What is Neighbourhood Watch?
Neighbourhood Watch is made up of small groups of volunteer residents in towns and cities around the country.
Members look out for signs of crime in their own neighbourhoods, and share that information with each other and local police.
They follow basic rules and guidelines set out by the national organization, and they work closely with their local police force.
How does Neighbourhoods Watch work?
If you join Neighbourhoods Watch, you will get to know your neighbours You’ll pay attention to the cars normally parked on your street, and to which of your neighbours is having work done on their house. You might even know which of your neighbours is away for any length of time.
Using that information, you’re more likely to know when something unusual is happening on your street, or when something just doesn’t look right.
By keeping an eye out for your neighbours, you can help police stop crimes from happening.
Get involved with Neighbourhoods Watch
If you’re interested in joining your local Neighbourhoods Watch team, contact your local police station or neighbourhood policing team. (Neighbourhood policing teams are the part of your local force that specializes in working with residents to prevent crime).
They can put you in touch with a group near you.
The Neighbourhood Watch website has lots of information to help you get started if you want to start your own group. For example, you might want to use the crown copyrighted logo on any material you produce. The logo is free to use. Simply email with details of your new group to get one.
How you can help tackle crime
If you want to make sure that your community is as safe as possible, one of the best things to do is to get involved and help. The starting point is to report crime if you see it, but there are lots of ways you can tackle crime and protect your neighbourhood
The police and other public services can’t tackle crime and anti-social behaviour alone.

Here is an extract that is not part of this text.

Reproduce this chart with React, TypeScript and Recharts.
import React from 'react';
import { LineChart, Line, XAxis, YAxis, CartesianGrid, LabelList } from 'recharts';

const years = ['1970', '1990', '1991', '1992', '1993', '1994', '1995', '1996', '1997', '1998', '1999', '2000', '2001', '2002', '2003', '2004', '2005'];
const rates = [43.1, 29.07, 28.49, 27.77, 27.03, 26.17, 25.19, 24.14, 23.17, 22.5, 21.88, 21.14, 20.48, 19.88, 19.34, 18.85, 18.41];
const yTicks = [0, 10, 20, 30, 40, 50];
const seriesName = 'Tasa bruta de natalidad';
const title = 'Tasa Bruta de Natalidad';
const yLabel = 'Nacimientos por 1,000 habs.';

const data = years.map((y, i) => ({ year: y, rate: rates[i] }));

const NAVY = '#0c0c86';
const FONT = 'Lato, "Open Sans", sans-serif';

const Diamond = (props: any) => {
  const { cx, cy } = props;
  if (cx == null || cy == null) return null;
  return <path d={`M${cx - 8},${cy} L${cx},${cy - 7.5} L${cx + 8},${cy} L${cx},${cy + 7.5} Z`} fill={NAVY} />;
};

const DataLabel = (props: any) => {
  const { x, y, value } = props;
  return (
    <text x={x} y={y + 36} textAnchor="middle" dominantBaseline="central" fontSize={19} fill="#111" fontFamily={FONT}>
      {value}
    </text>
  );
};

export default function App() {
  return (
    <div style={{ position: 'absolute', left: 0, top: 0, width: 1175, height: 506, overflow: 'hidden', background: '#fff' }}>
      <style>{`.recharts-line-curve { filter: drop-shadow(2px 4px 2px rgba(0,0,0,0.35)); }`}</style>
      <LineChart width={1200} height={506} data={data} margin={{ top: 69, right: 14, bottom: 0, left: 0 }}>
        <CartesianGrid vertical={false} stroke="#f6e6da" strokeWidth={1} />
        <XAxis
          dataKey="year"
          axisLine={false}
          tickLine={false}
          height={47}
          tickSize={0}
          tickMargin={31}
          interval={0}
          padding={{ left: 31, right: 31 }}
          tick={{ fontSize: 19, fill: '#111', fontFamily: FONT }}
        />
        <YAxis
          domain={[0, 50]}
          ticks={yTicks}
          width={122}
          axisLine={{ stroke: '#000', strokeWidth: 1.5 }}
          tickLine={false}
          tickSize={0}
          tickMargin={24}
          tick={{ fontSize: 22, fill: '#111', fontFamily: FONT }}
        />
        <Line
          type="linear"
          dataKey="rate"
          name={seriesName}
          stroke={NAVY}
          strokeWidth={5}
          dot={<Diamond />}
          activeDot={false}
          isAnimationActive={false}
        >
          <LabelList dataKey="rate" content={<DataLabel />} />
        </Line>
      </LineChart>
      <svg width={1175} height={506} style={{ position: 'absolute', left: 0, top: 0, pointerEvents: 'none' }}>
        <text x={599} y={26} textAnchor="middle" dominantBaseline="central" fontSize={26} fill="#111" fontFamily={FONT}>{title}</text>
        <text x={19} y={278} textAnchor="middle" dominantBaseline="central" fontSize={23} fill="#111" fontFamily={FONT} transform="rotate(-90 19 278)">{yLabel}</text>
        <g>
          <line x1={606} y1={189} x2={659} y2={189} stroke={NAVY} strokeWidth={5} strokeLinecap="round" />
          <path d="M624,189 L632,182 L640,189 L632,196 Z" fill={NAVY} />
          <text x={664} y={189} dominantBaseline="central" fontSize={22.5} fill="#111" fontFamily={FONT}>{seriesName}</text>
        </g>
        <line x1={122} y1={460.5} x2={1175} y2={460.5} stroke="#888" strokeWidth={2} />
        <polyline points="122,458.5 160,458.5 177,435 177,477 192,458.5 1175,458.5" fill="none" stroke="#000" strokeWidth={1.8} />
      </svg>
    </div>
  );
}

If people don’t report crime or come forward as witnesses it can be hard for them to solve cases and bring criminals to justice. You can help play your part by reporting crime and anti-social behaviour when you see it.

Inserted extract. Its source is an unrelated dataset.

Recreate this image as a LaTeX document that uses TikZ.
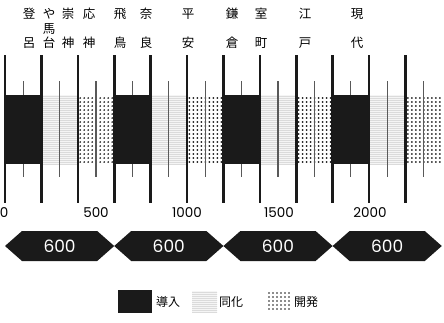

Reporting crime in an emergency
In an emergency you should always call 999. An emergency is when a crime is happening, when someone suspected of a crime is nearby or when someone is injured, threatened or in danger.
Reporting crime anonymously
If you want to report a crime but are concerned about revealing your identity to the police you can get in touch with them and mention that you are an anonymous caller and that you want your identity to be withheld. Find out how to reach them on their website.

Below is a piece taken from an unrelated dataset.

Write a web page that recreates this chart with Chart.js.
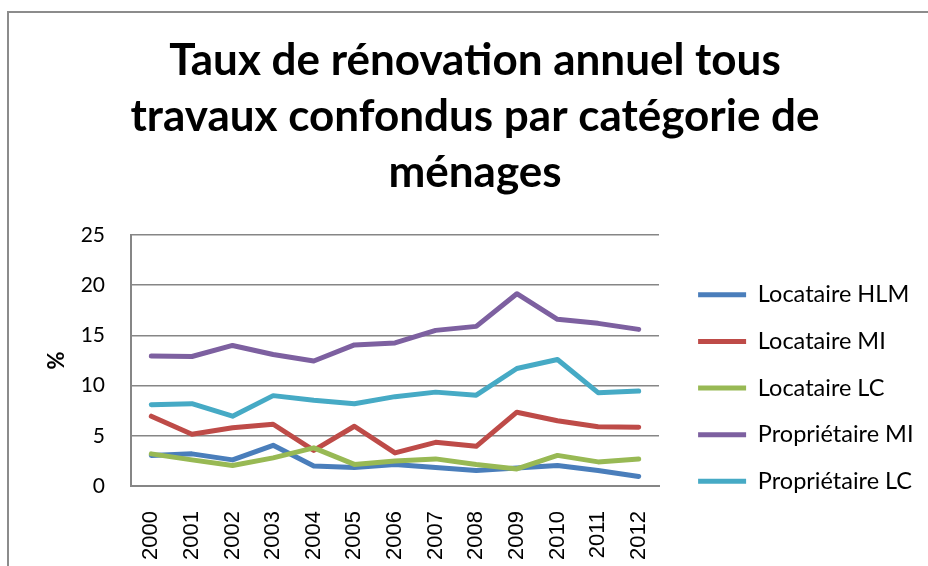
<!DOCTYPE html>
<html>
<head>
<meta charset="utf-8">
<script src="https://cdn.jsdelivr.net/npm/chart.js@4/dist/chart.umd.min.js"></script>
<style>
	body { margin: 0; background: #fff; }
	#wrap { position: relative; width: 928px; height: 566px; overflow: hidden; }
	#frame { position: absolute; left: 7px; top: 11px; width: 960px; height: 600px; border-top: 2px solid #8c8c8c; border-left: 2px solid #8c8c8c; pointer-events: none; }
	canvas { display: block; }
</style>
</head>
<body>
<div id="wrap">
	<canvas id="chart" width="928" height="566"></canvas>
	<div id="frame"></div>
</div>
<script>

const years = [ '2000', '2001', '2002', '2003', '2004', '2005', '2006', '2007', '2008', '2009', '2010', '2011', '2012' ];

const seriesNames = [ 'Locataire HLM', 'Locataire MI', 'Locataire LC', 'Propriétaire MI', 'Propriétaire LC' ];

const locataireHLM = [ 3.05, 3.2, 2.6, 4.05, 2.0, 1.85, 2.15, 1.85, 1.55, 1.8, 2.05, 1.55, 0.95 ];
const locataireMI = [ 6.95, 5.15, 5.8, 6.15, 3.55, 5.95, 3.3, 4.35, 3.95, 7.35, 6.5, 5.9, 5.85 ];
const locataireLC = [ 3.2, 2.6, 2.05, 2.8, 3.8, 2.15, 2.5, 2.7, 2.15, 1.7, 3.05, 2.4, 2.7 ];
const proprietaireMI = [ 12.95, 12.9, 14.0, 13.1, 12.45, 14.05, 14.25, 15.5, 15.9, 19.15, 16.6, 16.2, 15.6 ];
const proprietaireLC = [ 8.1, 8.2, 6.95, 9.0, 8.55, 8.2, 8.9, 9.35, 9.05, 11.7, 12.6, 9.3, 9.45 ];

const yTicks = [ 0, 5, 10, 15, 20, 25 ];

const colours = [ '#4a7ebb', '#be4b48', '#98b954', '#7d60a0', '#46aac5' ];

const titleLines = [ 'Taux de rénovation annuel tous', 'travaux confondus par catégorie de', 'ménages' ];

// layout targets
const plotLeft = 131;
const plotRight = 659;
const plotBottom = 486;
const legendShift = { x: 16, y: 260 };

const legendFix = {
	id: 'legendFix',

	beforeLayout ( chart ) {

		const legend = chart.legend;

		if ( legend && ! legend._fixed ) {

			const fit = legend.fit;

			legend.fit = function () {

				fit.call( this );
				this.width = chart.width - plotRight;

			};

			legend._fixed = true;

		}

	},

	afterLayout ( chart ) {

		const legend = chart.legend;

		legend.left += legendShift.x;
		legend.right += legendShift.x;
		legend.top += legendShift.y;
		legend.bottom += legendShift.y;

	}
};

const allSeries = [ locataireHLM, locataireMI, locataireLC, proprietaireMI, proprietaireLC ];

const datasets = allSeries.map( ( values, i ) => ( {
	label: seriesNames[ i ],
	data: values,
	borderColor: colours[ i ],
	backgroundColor: colours[ i ],
	borderWidth: 5,
	borderCapStyle: 'round',
	borderJoinStyle: 'round',
	pointRadius: 0,
	tension: 0,
	order: allSeries.length - i
} ) );

const config = {
	type: 'line',
	data: {
		labels: years,
		datasets: datasets
	},
	options: {
		responsive: false,
		animation: false,
		devicePixelRatio: 1,
		layout: {
			padding: { left: 22, right: 0, top: 0, bottom: 0 }
		},
		plugins: {
			title: {
				display: true,
				text: titleLines,
				color: '#000',
				font: { family: 'Lato', weight: 'bold', size: 44, lineHeight: '56px' },
				padding: { top: 33, bottom: 34 }
			},
			legend: {
				position: 'right',
				align: 'start',
				fullSize: true,
				labels: {
					usePointStyle: true,
					pointStyle: 'line',
					pointStyleWidth: 48,
					padding: 23.1,
					color: '#000',
					font: { family: 'Lato', size: 23.5 },
					sort: ( a, b ) => a.datasetIndex - b.datasetIndex
				}
			},
			tooltip: { enabled: false }
		},
		scales: {
			x: {
				offset: true,
				grid: { display: false },
				border: { display: true, color: '#868686', width: 2 },
				ticks: {
					autoSkip: false,
					minRotation: 90,
					maxRotation: 90,
					padding: 17,
					color: '#000',
					font: { family: 'Liberation Sans', size: 22 }
				},
				afterFit: scale => { scale.height = 566 - plotBottom; }
			},
			y: {
				min: 0,
				max: 25,
				grid: { color: '#868686', lineWidth: 1.5, drawTicks: false },
				border: { display: true, color: '#868686', width: 2 },
				afterBuildTicks: scale => { scale.ticks = yTicks.map( v => ( { value: v } ) ); },
				ticks: {
					padding: 26,
					color: '#000',
					font: { family: 'Lato', size: 21 }
				},
				title: {
					display: true,
					text: '%',
					color: '#000',
					font: { family: 'Lato', weight: 'bold', size: 22 },
					padding: { top: 22, bottom: 0 }
				},
				afterFit: scale => { scale.width = plotLeft - 22; }
			}
		}
	},
	plugins: [ legendFix ]
};

new Chart( document.getElementById( 'chart' ), config );

</script>
</body>
</html>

Women and girls are often the targets of violence, including domestic violence, sexual assault, forced marriage and trafficking. If you are a victim, you don’t have to put up with it. Find out where to get support and advice.
Violence against women: the numbers
In the last year, more than 200 000 women and girls experienced domestic abuse in South Africa.
Each year, more than 140,000 women are sexually assaulted and 60,000 women are raped.
Studies performed show that:
- more than one in four women have experienced domestic violence
- 39 per cent of women say that the fear of crime impacts on their quality of life
- nearly one in ten women say they have been stalked
- 40 per cent of victims of serious sexual assault tell nobody
Domestic violence can include physical abuse, sexual assault and verbal threats.
It can also include more subtle attacks such as:
- constant breaking of trust
- psychological games
It can affect partners in all types of relationships and can also involve violence between parents and children.
Sexual assault includes unwanted touching, oral sex and rape.
If you’ve just been attacked, dial 082911. Police and ambulance workers will deal with you confidentially and sympathetically.
Each year hundreds of women in South Africa find themselves being ordered by their families into a marriage they do not want.
If you suspect your family is planning to force you into marriage, contact a social worker at your local Police Station. They specialize in dealing with this issue, and its staff can help.
You can also telephone or email the unit. Any information you give will be treated in confidence.
Stalking happens when one person follows or constantly harasses another, sometimes with threats of violence, sometimes with just constant unwelcome contact.
Contact can be made by telephone, letters, cards, email, or by just constantly showing up at somebody’s door or workplace
Support for parents of children involved in crime
If you are a parent and you believe that your child has become involved with crime, there are people who can help. If you think your child is at risk from criminals or gangs, you can get free support and advice.